Kwang-Ting (Tim) Cheng received the B.S. degree in Electrical Engineering from National Taiwan University in 1983 and the Ph.D. degree in Electrical Engineering and Computer Science from the University of California, Berkeley in 1988. He worked at Bell Laboratories in Murray Hill, NJ, from 1988 to 1993 and joined the faculty at the University of California, Santa Barbara in 1993 where he is currently Professor of Electrical and Computer Engineering.  He served as founding Director of UCSB's Computer Engineering Program from 1999 to 2002. He has been a visiting professor at Beijin University (China) and National TsingHua University (Taiwan).  His current research interests include VLSI testing, design verification and multimedia computing. He has published over 200 technical papers, co-authored three books and holds nine U.S. Patents in these areas. He has also been working closely with US industry for projects in these areas. He received Best Paper Award at the 1994 Design Automation Conf., Best Paper Award at the 1999 Design Automation Conference, 2001 Annual Best Paper Award in Journal of Information Science and Engineering, Best Paper Award in 2003 Conference of Design Automation and Test in Europe (DATE 2003), Distinguished Paper Citation at 1990 Int'l Conference on CAD, and the Best Paper Award at 1987 AT&T Conference on Electronic Testing.  He is a Fellow of IEEE. He currently serves as Associate Editor-in-Chief for IEEE Design and Test of Computers and Editor of Journal of Electronic Testing: Theory and Applications. He had also served on the Editorial Board of IEEE Trans. on Computer-Aided Design. He has been General Chair and Program Chair of IEEE International Test Synthesis Workshop, Chair of Test Synthesis Technical Activities in IEEE Test Technology Technical Council and served on the technical program committees for several international conferences on CAD and test including DAC, ICCAD, ITC and VTS.

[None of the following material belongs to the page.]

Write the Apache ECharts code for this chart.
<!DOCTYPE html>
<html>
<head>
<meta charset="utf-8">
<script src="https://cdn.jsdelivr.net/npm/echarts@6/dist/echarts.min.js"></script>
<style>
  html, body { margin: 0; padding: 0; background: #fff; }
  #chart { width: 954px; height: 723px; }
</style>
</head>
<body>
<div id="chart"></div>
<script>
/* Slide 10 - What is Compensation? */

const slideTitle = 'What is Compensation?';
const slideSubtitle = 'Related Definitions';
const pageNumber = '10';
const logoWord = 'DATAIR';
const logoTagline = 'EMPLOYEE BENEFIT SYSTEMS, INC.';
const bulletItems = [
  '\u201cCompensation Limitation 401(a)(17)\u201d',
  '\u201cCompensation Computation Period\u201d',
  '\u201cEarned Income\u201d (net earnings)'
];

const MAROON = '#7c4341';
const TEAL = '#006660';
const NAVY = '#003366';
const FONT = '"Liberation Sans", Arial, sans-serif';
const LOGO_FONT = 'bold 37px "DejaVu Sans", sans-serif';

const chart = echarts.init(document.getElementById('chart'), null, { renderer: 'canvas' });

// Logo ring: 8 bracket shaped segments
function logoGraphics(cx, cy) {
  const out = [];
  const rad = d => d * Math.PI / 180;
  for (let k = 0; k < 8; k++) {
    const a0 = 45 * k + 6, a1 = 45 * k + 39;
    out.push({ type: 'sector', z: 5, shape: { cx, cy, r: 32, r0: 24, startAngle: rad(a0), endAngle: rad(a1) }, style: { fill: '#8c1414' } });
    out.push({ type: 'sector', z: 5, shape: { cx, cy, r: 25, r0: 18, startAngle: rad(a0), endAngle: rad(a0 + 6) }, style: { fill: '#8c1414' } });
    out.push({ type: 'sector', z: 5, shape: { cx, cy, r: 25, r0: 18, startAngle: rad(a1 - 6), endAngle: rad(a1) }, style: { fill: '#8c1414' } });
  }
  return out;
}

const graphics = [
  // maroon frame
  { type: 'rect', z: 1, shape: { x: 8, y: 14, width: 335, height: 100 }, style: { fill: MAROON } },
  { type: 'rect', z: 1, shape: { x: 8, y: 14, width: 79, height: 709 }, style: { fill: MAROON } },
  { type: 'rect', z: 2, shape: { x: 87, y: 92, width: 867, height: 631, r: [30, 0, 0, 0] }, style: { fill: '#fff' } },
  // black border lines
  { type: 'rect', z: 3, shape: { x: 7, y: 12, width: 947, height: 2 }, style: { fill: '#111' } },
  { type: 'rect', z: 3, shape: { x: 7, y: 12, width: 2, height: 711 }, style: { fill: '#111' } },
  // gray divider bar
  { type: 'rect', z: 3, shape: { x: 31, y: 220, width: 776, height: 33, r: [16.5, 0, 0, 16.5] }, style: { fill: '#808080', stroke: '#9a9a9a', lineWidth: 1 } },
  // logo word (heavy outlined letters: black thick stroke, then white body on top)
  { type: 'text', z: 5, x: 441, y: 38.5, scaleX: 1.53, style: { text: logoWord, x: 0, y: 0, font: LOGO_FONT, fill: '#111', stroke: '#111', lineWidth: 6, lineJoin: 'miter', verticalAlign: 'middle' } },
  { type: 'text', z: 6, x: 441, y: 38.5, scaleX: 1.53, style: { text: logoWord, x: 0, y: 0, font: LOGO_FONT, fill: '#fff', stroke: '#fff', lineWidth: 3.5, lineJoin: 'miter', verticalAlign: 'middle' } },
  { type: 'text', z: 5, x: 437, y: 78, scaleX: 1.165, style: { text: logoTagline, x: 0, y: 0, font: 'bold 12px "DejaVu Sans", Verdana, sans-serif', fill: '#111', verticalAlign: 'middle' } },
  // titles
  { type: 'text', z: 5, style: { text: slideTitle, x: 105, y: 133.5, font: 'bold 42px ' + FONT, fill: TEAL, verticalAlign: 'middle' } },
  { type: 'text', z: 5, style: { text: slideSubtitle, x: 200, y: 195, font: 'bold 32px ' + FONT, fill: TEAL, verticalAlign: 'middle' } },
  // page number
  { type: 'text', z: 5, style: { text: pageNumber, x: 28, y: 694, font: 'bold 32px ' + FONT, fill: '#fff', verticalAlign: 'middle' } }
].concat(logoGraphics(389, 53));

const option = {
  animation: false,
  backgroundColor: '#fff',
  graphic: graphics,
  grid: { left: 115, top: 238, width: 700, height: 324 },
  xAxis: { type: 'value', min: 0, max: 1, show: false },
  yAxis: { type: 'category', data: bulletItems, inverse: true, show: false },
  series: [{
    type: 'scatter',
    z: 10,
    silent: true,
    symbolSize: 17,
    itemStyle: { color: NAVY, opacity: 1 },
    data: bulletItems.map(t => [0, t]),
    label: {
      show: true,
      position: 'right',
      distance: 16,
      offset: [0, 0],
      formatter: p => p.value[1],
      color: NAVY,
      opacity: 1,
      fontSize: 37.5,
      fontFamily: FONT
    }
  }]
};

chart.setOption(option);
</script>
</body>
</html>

Edmund Clarke, Carnegie Mellon University

Edmund M. Clarke, FORE Systems Professor of Computer Science, Carnegie Mellon's school of Computer Science, received his Ph.D. degree in computer science from Cornell University. After teaching at Duke University and Harvard University, Clarke joined Carnegie-Mellon and became the first recipient of the FORE Systems Professorship. Clarke's research interests include software and hardware verification and automatic theorem proving, which have led to the pioneering of model checking for hardware verification. Clarke has served on the editorial boards of Distributed Computing, Logic and Computation and IEEE Transactions in Software Engineering, and is the former editor-in-chief of Formal Methods in Systems Design. Clarke is a member of the National Academy of Engineering, fellows of the Association for Computing Machinery and the IEEE Computer Society, and a member of Phi Beta Kappa.

Masahiro Fujita, University of Tokyo

Dr. Fujita received his Ph.D. from the University of Tokyo in 1985. He is a Professor in VLSI Design and Education Center (VDEC) at The University of Tokyo. Prior to joining the University of Tokyo in 2000, he was the Director of CAD in Fujitsu Laboratories of America for 6 years. He has done innovative work in the areas of digital design verification, synthesis, and testing. He has co-authored 2 books, and has over 100 publications. He has participated and chaired many prestigious conferences in CAD and VLSI designs. His current research interests include synthesis and verification in higher level design stages, hardware/software co-designs and also digital/analog co-designs.

Rajesh Gupta, University of California, San Diego

Rajesh Gupta is a professor and holder of the Qualcomm endowed chair in embedded microsystems in the Department of Computer Science & Engineering at UC San Diego, California. He received his BTech in Electrical Engineering from Indian Institute of Technology, India, MS in EECS from UC Berkeley and a Ph. D. in Electrical Engineering from Stanford University. His current research interests are in embedded systems, VLSI design and adaptive system architectures. Earlier he was on the faculty of Computer Science departments at UC Irvine and University of Illinois, Urbana-Champaign. Prior to that he worked as a circuit designer at Intel Corporation in Santa Clara, California on a number of processor design teams. He is author/co-author of over 150 articles on various aspects of embedded systems and design automation and three patents on PLL design, data-path synthesis and system-on-chip modeling. Gupta is a recipient of the Chancellor’s Fellow at UC Irvine, UCI Chancellor's Award for excellence in undergraduate research, National Science Foundation CAREER Award, two Departmental Achievement Awards and a Components Research Team Award at Intel. Gupta is editor-in-chief of IEEE Design & Test of Computers and serves on the editorial boards of IEEE Transactions on CAD and IEEE Transactions on Mobile Computing. Gupta is a Fellow of the IEEE and a distinguished lecturer for the ACM/SIGDA and the IEEE CAS Society.

Farid Najm, University of Toronto

Farid Najm, vice-chair of the University of Toronto's ECS department, received his Ph.D. degree in electrical and computer engineering from the University of Illinois at Urbana-Champaign (UIUC). After working at Texas Instruments until 1992, Najm returned to UIUC to serve as a professor. His research interests include CAD for integrated circuits, with an emphasis on circuit-level issues related to power dissipation, timing, and reliability. Najm, a fellow of the IEEE, received the IEEE Transactions on CAD Best Paper Award, the NSF Research Initiation Award, and the NSF CAREER Award. He is associate editor for the IEEE Transactions on CAD and was associate editor for the IEEE Transactions on VLSI. He has served as general chairman for the ISLPED-99 conference and as technical program co-chairman for ISLPED-98. He has also served on the technical committees of ICCAD, DAC, CICC, ISLPED, and ISQED.